Perhaps not changing on the national level, but in the northern part of Japan, where the earthquake and tsunami hit, the church now has a stronger presence in society.
People trust the church through its good work. Buddhist monks now show respect to pastors who have strong Christian convictions and suffered together with them in helping people in the town.
Can you explain your vision for a "believers' church" in Japan?
The believers' church is a distinctively Christian community that plays an essential role in transforming culture.
The first Christian churches were basically believers' churches until the fourth century, when Christianity became a state religion. It is difficult for a state church (as in Europe) or even for the denominational churches of a dominantly Christian country (like the United States) to challenge the prevailing culture prophetically. They rather tend to be priestly and ask for blessing from God, e.g., "God bless America."
The believers' church that I advocate seeks to stand on the boundary between the kingdom of God and the surrounding culture. It is prophetic and priestly to your country and culture. In Japan, although Christianity has always been in a minority, the church wanted to become like the church in Europe or in America, with prestige and influence.
Yet you need an independent standpoint if you want to discern the sins of the world. In order to discern different elements of a culture, you need to have a place to stand to deal with them, and character to nurture your discernment. A believers' church with a clear and distinctive Christian identity can provide these.
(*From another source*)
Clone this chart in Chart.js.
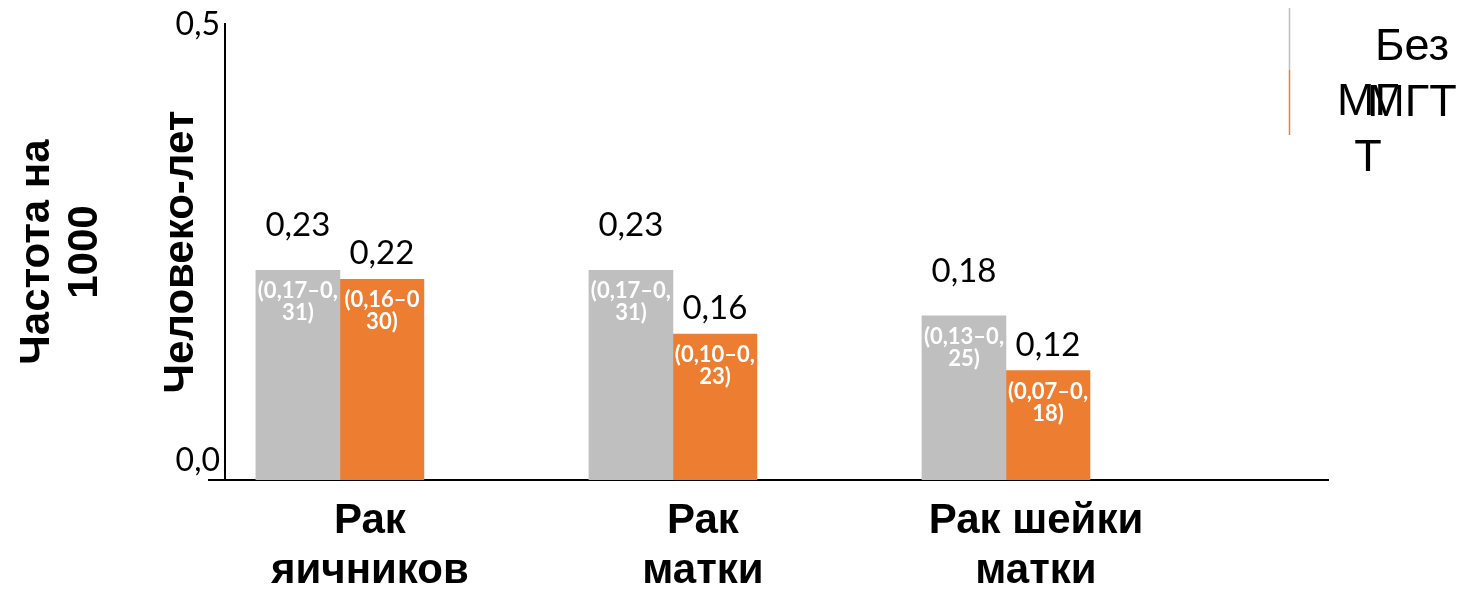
<!DOCTYPE html>
<html>
<head>
<meta charset="utf-8">
<script src="https://cdn.jsdelivr.net/npm/chart.js@4/dist/chart.umd.min.js"></script>
<style>
  html, body { margin: 0; padding: 0; background: #ffffff; }
  #wrap { width: 1465px; height: 591px; }
</style>
</head>
<body>
<div id="wrap"><canvas id="chart" width="1465" height="591"></canvas></div>
<script>
// Categories (multi-line axis labels)
const categories = [["Рак", "яичников"], ["Рак", "матки"], ["Рак шейки", "матки"]];
// Series names
const seriesNames = ["Без МГТ", "МГТ"];
// Incidence per 1000 person-years
const withoutHrt = [0.23, 0.23, 0.18];
const withHrt = [0.22, 0.16, 0.12];
// 95% confidence intervals, as printed inside the bars
const withoutHrtCI = [["(0,17–0,", "31)"], ["(0,17–0,", "31)"], ["(0,13–0,", "25)"]];
const withHrtCI = [["(0,16–0", "30)"], ["(0,10–0,", "23)"], ["(0,07–0,", "18)"]];
// Legend text as it wraps in the legend box
const legendLines = [["Без", "МГТ"], ["МГ", "Т"]];
// Y axis ticks and title
const yTicks = [0, 0.5];
const yTitle = ["Частота на", "1000", "", "Человеко-лет"];

const GREY = "#BFBFBF";
const ORANGE = "#ED7D31";

const fmt = (v, d) => v.toFixed(d).replace(".", ",");

// Values above bars and CI text inside bars
const barLabels = {
  id: "barLabels",
  afterDatasetsDraw(chart) {
    const ctx = chart.ctx;
    ctx.save();
    ctx.textAlign = "center";
    ctx.textBaseline = "alphabetic";
    chart.data.datasets.forEach((ds, di) => {
      const meta = chart.getDatasetMeta(di);
      meta.data.forEach((bar, i) => {
        const v = ds.data[i].y;
        ctx.fillStyle = "#000000";
        ctx.font = "33px Lato";
        ctx.fillText(fmt(v, 2), bar.x, bar.y - ds.valueGap);
        ctx.fillStyle = "#ffffff";
        ctx.font = "bold 22px Lato";
        ds.ci[i].forEach((line, k) => {
          ctx.fillText(line, bar.x, bar.y + 28 + k * 22);
        });
      });
    });
    ctx.restore();
  }
};

// Legend: thin colour strip plus wrapped series names
const sideLegend = {
  id: "sideLegend",
  afterDraw(chart, args, opts) {
    const ctx = chart.ctx;
    const ds = chart.data.datasets;
    ctx.save();
    ctx.lineWidth = 1.5;
    ctx.strokeStyle = ds[0].backgroundColor;
    ctx.beginPath();
    ctx.moveTo(opts.stripX, opts.stripTop);
    ctx.lineTo(opts.stripX, opts.stripMid);
    ctx.stroke();
    ctx.strokeStyle = ds[1].backgroundColor;
    ctx.beginPath();
    ctx.moveTo(opts.stripX, opts.stripMid);
    ctx.lineTo(opts.stripX, opts.stripBottom);
    ctx.stroke();
    ctx.fillStyle = "#000000";
    ctx.font = '45px "Liberation Sans"';
    ctx.textAlign = "center";
    ctx.textBaseline = "alphabetic";
    legendLines.forEach((lines, i) => {
      const e = opts.entries[i];
      lines.forEach((t, k) => ctx.fillText(t, e.cx, e.y + k * opts.lineStep));
    });
    ctx.restore();
  }
};

// Short stub of the category axis to the left of the value axis
const axisStub = {
  id: "axisStub",
  afterDraw(chart, args, opts) {
    const { ctx, chartArea } = chart;
    ctx.save();
    ctx.strokeStyle = "#000000";
    ctx.lineWidth = 2;
    ctx.beginPath();
    ctx.moveTo(chartArea.left - opts.length, chartArea.bottom);
    ctx.lineTo(chartArea.left, chartArea.bottom);
    ctx.stroke();
    ctx.restore();
  }
};

const toPoints = arr => arr.map((y, x) => ({ x, y }));

new Chart(document.getElementById("chart"), {
  type: "bar",
  data: {
    datasets: [
      { label: seriesNames[0], data: toPoints(withoutHrt), backgroundColor: GREY, ci: withoutHrtCI, valueGap: 34 },
      { label: seriesNames[1], data: toPoints(withHrt), backgroundColor: ORANGE, ci: withHrtCI, valueGap: 15 }
    ]
  },
  options: {
    responsive: false,
    animation: false,
    layout: { padding: { left: 0, top: 22, right: 137, bottom: 0 } },
    datasets: { bar: { barThickness: 84 } },
    plugins: {
      legend: { display: false },
      tooltip: { enabled: false },
      sideLegend: {
        stripX: 1289.5, stripTop: 8, stripMid: 70, stripBottom: 135,
        entries: [{ cx: 1412, y: 60 }, { cx: 1368, y: 115 }],
        lineStep: 56
      },
      axisStub: { length: 17 }
    },
    scales: {
      x: {
        type: "linear",
        offset: false,
        min: -0.345,
        max: 2.967,
        grid: { display: false, drawTicks: false },
        border: { display: true, color: "#000000", width: 2 },
        afterBuildTicks: s => { s.ticks = categories.map((c, i) => ({ value: i })); },
        afterFit: s => { s.height = 111; },
        ticks: {
          callback: v => categories[v],
          autoSkip: false,
          maxRotation: 0,
          padding: 16,
          labelOffset: 30,
          color: "#000000",
          font: { family: "Liberation Sans", weight: "bold", size: 42, lineHeight: "50px" }
        }
      },
      y: {
        min: 0,
        max: 0.5,
        afterBuildTicks: s => { s.ticks = yTicks.map(v => ({ value: v })); },
        afterFit: s => { s.width = 225; },
        grid: { display: false, drawTicks: false },
        border: { display: true, color: "#000000", width: 2 },
        ticks: {
          padding: 5,
          color: "#000000",
          font: { family: "Lato", size: 32 },
          callback: v => (v === 0 ? [fmt(v, 1), ""] : fmt(v, 1))
        },
        title: {
          display: true,
          text: yTitle,
          color: "#000000",
          padding: { top: 13, bottom: 0 },
          font: { family: "Liberation Sans", weight: "bold", size: 42, lineHeight: "48px" }
        }
      }
    }
  },
  plugins: [barLabels, sideLegend, axisStub]
});
</script>
</body>
</html>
My theology of culture comes from my doctoral research on H. Richard Niebuhr, John Yoder, and Stanley Hauerwas.
Does Japan's emerging fourth encounter with Christianity shed new light on the gospel for all of us?
Yes, especially on the unity of the church. The possible fourth encounter is still in the budding stage. On one hand, the fourth encounter involves Christian witness to society. On the other, it requires building cooperative and trusting relationships among Christian leaders of different denominations, unity that we did not have before. Protestantism, with sola scriptura and sola fide and the priesthood of every believer, resulted in continual divisions. After the disaster, Japanese church leaders realized that it was stupid to create many different walls within the 1 percent of Japanese Christianity.
In your own church, how do you model the kinds of relationship with nonbelieving Japanese neighbors that you dream about?
We believe that the church first and foremost has to be the church, not a city hall or a community center.
The church is to be an essential community for Christians. We belong to many circles and organizations at the same time. But it is the church that determines our core values and behaviors. We try to be loving and caring as Jesus was. We try to be different from the world. Yet we don't want the church to be isolated from society. We go out of the church. We do good works as citizens, professionals, and students wherever we are located. We also invite people to the church.
The transformation of culture includes affirming some elements of culture and rejecting others. It also involves giving new meaning to other parts of culture (the arts, for example) and producing new alternatives.